Thüringische Landeszeitung (Jena)
Wohnungswirtschaft befürchtet Insolvenzen
Fehlende Mieteinnahmen und laufende Kredite machen Genossenschaften zu schaffen
ERFURT. Der Wohnungsleerstand wird zu einem immer größeren Problem in Thüringen. Nicht nur die ländlichen Regionen, auch zahlreiche Städte seien von dieser Entwicklung betroffen, teilte gestern der Verband der Thüringer Wohnungswirtschaft (vtw) mit. Die Folge: Jede vierte kommunale oder genossenschaftliche Wohnungsgesellschaft im Freistaat steht mittlerweile wirtschaftlich auf der Kippe. Zumal die hohen Kredite für die Wohnungssanierung seit Anfang der Neunzigerjahre noch nicht abgetragen werden konnten. „Wir rechnen in den nächsten fünf bis acht Jahren mit weiteren Fusionen, im schlimmsten Falle droht die Insolvenz“, erklärte dazu vtwVorstandsmitglied Jürgen Elfrich.

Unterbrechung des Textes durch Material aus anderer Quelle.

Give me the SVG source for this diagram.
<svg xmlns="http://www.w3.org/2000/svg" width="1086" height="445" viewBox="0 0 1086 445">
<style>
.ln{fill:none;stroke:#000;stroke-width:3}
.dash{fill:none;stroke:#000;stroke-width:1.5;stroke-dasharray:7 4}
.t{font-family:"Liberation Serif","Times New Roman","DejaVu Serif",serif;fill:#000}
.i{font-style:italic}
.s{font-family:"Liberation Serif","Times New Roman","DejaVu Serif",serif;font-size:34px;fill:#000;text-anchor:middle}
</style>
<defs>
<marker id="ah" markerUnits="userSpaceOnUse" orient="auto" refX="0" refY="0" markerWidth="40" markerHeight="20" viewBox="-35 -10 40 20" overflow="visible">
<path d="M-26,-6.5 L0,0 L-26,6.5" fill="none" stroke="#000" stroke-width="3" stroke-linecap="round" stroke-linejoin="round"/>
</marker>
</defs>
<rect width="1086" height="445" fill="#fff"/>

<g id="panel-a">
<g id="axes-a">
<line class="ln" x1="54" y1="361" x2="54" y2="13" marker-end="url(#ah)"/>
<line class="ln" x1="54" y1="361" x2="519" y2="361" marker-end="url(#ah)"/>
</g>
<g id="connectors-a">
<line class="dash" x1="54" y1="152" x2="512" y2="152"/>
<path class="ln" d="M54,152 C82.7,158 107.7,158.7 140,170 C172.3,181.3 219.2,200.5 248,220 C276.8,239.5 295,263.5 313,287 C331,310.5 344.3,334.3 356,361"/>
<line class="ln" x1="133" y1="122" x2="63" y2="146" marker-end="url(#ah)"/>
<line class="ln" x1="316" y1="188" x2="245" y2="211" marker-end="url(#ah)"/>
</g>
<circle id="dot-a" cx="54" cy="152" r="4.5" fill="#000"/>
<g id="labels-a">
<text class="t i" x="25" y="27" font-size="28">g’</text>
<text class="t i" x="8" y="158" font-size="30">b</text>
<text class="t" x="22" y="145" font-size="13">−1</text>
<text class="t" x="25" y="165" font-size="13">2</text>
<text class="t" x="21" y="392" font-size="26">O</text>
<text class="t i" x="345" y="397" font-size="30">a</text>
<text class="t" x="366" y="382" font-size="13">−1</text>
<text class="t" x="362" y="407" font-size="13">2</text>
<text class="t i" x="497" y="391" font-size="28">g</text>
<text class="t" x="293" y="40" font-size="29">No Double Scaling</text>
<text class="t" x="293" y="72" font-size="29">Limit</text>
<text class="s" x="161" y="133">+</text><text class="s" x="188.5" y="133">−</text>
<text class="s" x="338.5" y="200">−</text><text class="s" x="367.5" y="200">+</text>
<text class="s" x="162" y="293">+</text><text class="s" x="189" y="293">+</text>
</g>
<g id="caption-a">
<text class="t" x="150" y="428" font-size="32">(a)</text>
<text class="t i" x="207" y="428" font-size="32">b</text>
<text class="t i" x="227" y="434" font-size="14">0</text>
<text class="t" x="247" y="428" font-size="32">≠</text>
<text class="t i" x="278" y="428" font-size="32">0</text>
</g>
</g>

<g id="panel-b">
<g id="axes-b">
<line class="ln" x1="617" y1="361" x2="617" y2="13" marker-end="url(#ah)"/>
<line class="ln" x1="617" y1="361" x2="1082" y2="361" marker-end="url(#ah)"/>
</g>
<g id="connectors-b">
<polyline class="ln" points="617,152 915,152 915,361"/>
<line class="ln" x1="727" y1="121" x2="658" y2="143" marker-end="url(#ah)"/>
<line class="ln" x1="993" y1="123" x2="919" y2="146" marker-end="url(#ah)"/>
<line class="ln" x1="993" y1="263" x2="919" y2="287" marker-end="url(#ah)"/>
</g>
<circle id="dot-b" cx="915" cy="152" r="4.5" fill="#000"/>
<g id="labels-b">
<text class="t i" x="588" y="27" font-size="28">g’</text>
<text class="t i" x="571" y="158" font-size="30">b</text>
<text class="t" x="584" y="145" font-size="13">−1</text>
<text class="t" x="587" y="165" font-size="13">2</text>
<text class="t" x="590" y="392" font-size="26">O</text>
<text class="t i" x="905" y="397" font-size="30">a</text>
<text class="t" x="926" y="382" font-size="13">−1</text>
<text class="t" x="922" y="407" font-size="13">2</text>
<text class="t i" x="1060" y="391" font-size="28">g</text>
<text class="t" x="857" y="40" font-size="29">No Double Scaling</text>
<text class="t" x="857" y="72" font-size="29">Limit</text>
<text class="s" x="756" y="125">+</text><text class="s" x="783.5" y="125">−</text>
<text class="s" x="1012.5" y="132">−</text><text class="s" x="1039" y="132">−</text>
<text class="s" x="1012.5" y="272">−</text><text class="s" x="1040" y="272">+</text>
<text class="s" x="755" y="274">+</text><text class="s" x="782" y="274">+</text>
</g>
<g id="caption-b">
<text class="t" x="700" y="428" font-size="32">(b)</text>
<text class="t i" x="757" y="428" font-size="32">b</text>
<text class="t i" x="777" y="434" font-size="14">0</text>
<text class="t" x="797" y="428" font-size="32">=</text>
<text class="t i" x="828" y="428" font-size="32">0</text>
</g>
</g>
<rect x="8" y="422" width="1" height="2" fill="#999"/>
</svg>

Während in Erfurt 3,8 Prozent der Wohnungen leer stehen, sind es in Gera 14,6 Prozent. Und ein Ende der Schieflage ist Experten zufolge nicht absehbar: Regionen wie etwa der Kyffhäuserkreis, das Altenburger Land oder Greiz verlieren in den kommenden 20 Jahren noch einmal ein Fünftel ihrer Bevölkerung.

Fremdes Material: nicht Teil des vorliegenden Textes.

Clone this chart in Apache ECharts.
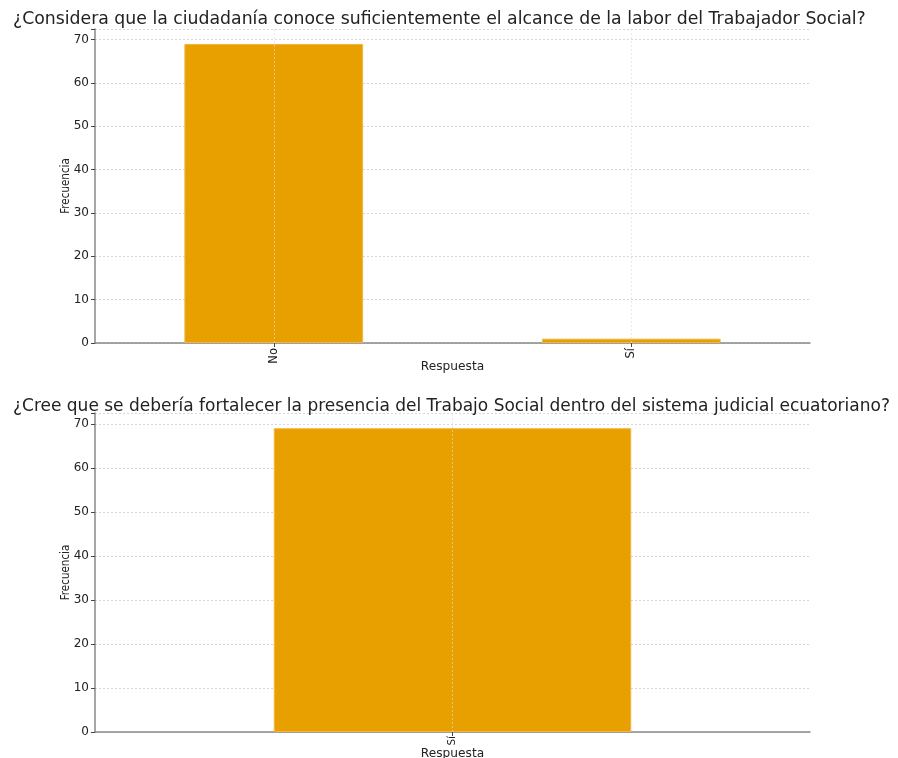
<!DOCTYPE html>
<html><head><meta charset="utf-8">
<script src="https://cdn.jsdelivr.net/npm/echarts@6/dist/echarts.min.js"></script>
<style>html,body{margin:0;padding:0;background:#fff}#c{width:898px;height:758px}</style>
</head><body><div id="c"></div>
<script>
const title1 = "¿Considera que la ciudadanía conoce suficientemente el alcance de la labor del Trabajador Social?";
const title2 = "¿Cree que se debería fortalecer la presencia del Trabajo Social dentro del sistema judicial ecuatoriano?";
const categories1 = ["No", "Sí"];
const values1 = [69, 1];
const categories2 = ["Sí"];
const values2 = [69];
const yTicks = [0, 10, 20, 30, 40, 50, 60, 70];
const xName = "Respuesta";
const yName = "Frecuencia";

const FONT = "DejaVu Sans";
const barColor = "#E8A000";
const grids = [
  {left: 95, right: 88, top: 29, height: 314, outerBoundsMode: 'none', containLabel: false},
  {left: 95, right: 88, top: 413, height: 319, outerBoundsMode: 'none', containLabel: false}
];
function xAx(i, cats) {
  return {
    type: 'category', gridIndex: i, data: cats, boundaryGap: true,
    name: xName, nameLocation: 'middle', nameGap: i === 0 ? 18 : 16, nameMoveOverlap: false,
    nameTextStyle: {fontFamily: FONT, fontSize: 12.2, color: '#222'},
    axisLine: {lineStyle: {color: '#888', width: 1.5}},
    axisTick: {show: true, alignWithLabel: true, length: 4, lineStyle: {color: '#444'}},
    axisLabel: {rotate: 90, fontFamily: FONT, fontSize: i === 0 ? 11.5 : 10.5, color: '#222', margin: i === 0 ? 5 : 4},
    splitLine: {show: false}
  };
}
function yAx(i) {
  return {
    type: 'value', gridIndex: i, min: 0, max: 72.45, interval: 10,
    name: yName, nameLocation: 'middle', nameGap: 23, nameMoveOverlap: false,
    nameTextStyle: {fontFamily: "DejaVu Sans Condensed", fontSize: 11.5, color: '#222'},
    axisLine: {show: true, lineStyle: {color: '#888', width: 1.5}},
    axisTick: {show: true, length: 4, lineStyle: {color: '#444'}},
    axisLabel: {fontFamily: FONT, fontSize: 12, color: '#222', margin: 6,
      formatter: v => yTicks.includes(v) ? String(v) : ''},
    splitLine: {show: true, lineStyle: {color: '#ccc', type: [2, 2], width: 0.8}}
  };
}
function ser(i, cats, vals) {
  return {
    type: 'bar', xAxisIndex: i, yAxisIndex: i, data: vals, barWidth: '50%',
    itemStyle: {color: barColor, borderColor: '#F2B640', borderWidth: 1},
    z: 2,
    markLine: {silent: true, symbol: 'none', label: {show: false},
      lineStyle: {color: 'rgba(220,220,220,0.8)', type: [2, 2], width: 0.8},
      data: cats.map(c => ({xAxis: c})), z: 3}
  };
}
const chart = echarts.init(document.getElementById('c'));
chart.setOption({
  animation: false,
  title: [
    {text: title1, left: 8, top: 6, textStyle: {fontFamily: FONT, fontSize: 17.3, fontWeight: 'normal', color: '#222'}},
    {text: title2, left: 8, top: 393, textStyle: {fontFamily: FONT, fontSize: 17.0, fontWeight: 'normal', color: '#222'}}
  ],
  grid: grids,
  xAxis: [xAx(0, categories1), xAx(1, categories2)],
  yAxis: [yAx(0), yAx(1)],
  series: [ser(0, categories1, values1), ser(1, categories2, values2)]
});
</script></body></html>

„Thüringen muss schleunigst darauf reagieren – mit dem Ausbau der Infrastruktur in den besonders stark betroffenen Gebieten; es werden moderne Schulen aber auch altersgerechte Wohnformen benötigt“, erklärte der 56-jährige Jürgen Elfrich weiter.
Das Ganze aber ist ein Vorteil für die Mieter in Thüringen: Selbst in den großen Städten können mittlerweile die Nachfragen aus allen Schichten bedient werden. Und der Anstieg bei den Mieten bleibt mit 1,1 bis 1,8 Prozent pro Jahr erträglich. Eine Untersuchung ergab, dass ein Großteil der Bestandsmieter derzeit unter fünf Euro pro Quadratmeter zahlen, nur vier Prozent liegen jenseits der Sechs-Euro-Grenze. Bei Neuvermietungen zahlt dagegen die Hälfte der Mieter maximal fünf Euro pro Quadratmeter und Monat.

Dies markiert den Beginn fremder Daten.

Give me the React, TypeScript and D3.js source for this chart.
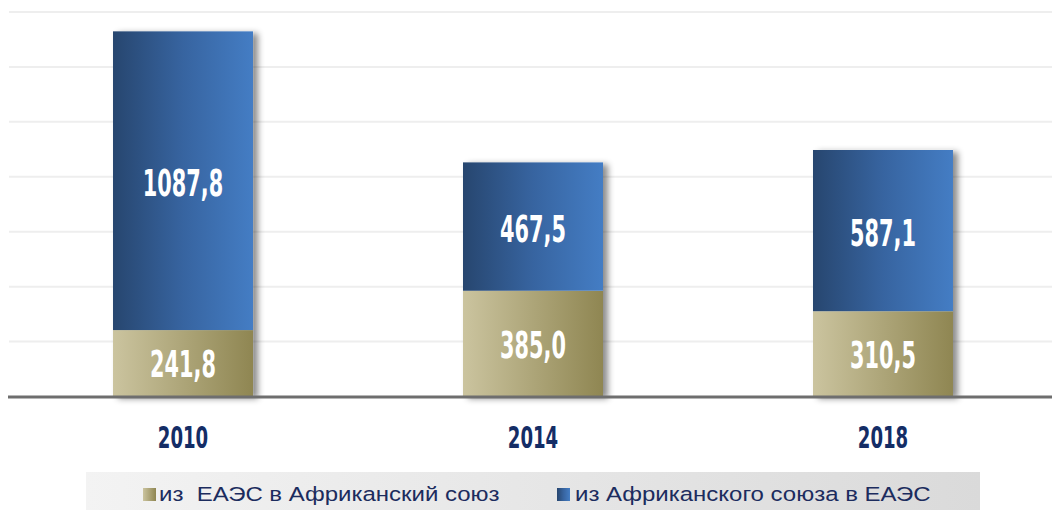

Ausreißer gibt es vor allen Dingen in den Ballungszentren Erfurt und Jena, dort sind zehn Euro pro Quadratmeter keine Seltenheit. „Noch fehlt vielen Wohnungssuchenden das Bewusstsein, dass es in vielen Regionen billigen Wohnraum als Alternative zu dem knappen Angebot in den großen Städten gibt“, erklärte Elfrich.
Preistreiber bei den Mieten sind und bleiben indes die Nebenkosten. Allein der Strompreis kletterte seit dem Jahr 2000 um über 100 Prozent. Gas oder Heizöl schlugen mit einem Anstieg um 72 Prozent zu Buche.